BLINKY (Nick Brennan, 5 pages) = this, on the other hand, is a full-blown revival. Blinky is a younger version of Colonel Blink, the Beezer character from 1958. The stories feel that old, too. They're running on an old-fashioned style of humour, but in this book that makes them quite refreshing.
OLLIE FLIPTRIK (Karl Dixon, 7 pages) = incredibly loose art, sometimes to the point of being hard to follow. I admire the energy. The stories, though, are variable. One's okay. One portrays a child that needs slapping.

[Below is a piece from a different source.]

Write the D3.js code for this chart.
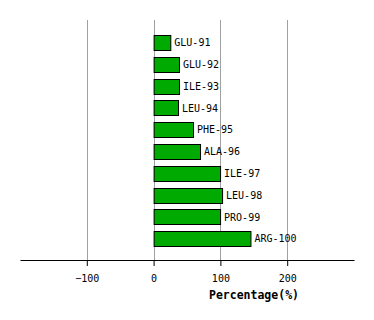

HYDE AND SHRIEK (Tom Paterson, 4 pages) = yet another strip that's completely different from anything else in the book. Erbert Hyde is an ordinary boy who's inherited a castle in Transylvania. This week, Shriek takes him to the horrific, poisonous, fiend-ridden, radioactive beach.
Overall, I liked this book. It's great, except for the bits that are annoying, vile or infuriating. I'm saying that mostly because of the art, admittedly, but I really was blown away by what I saw. It'll also be a better way to experience Dandy Xtreme than the actual magazine, because it doesn't have any articles about computer games and so on. Keep your expectations extremely low when it comes to classic characters, though.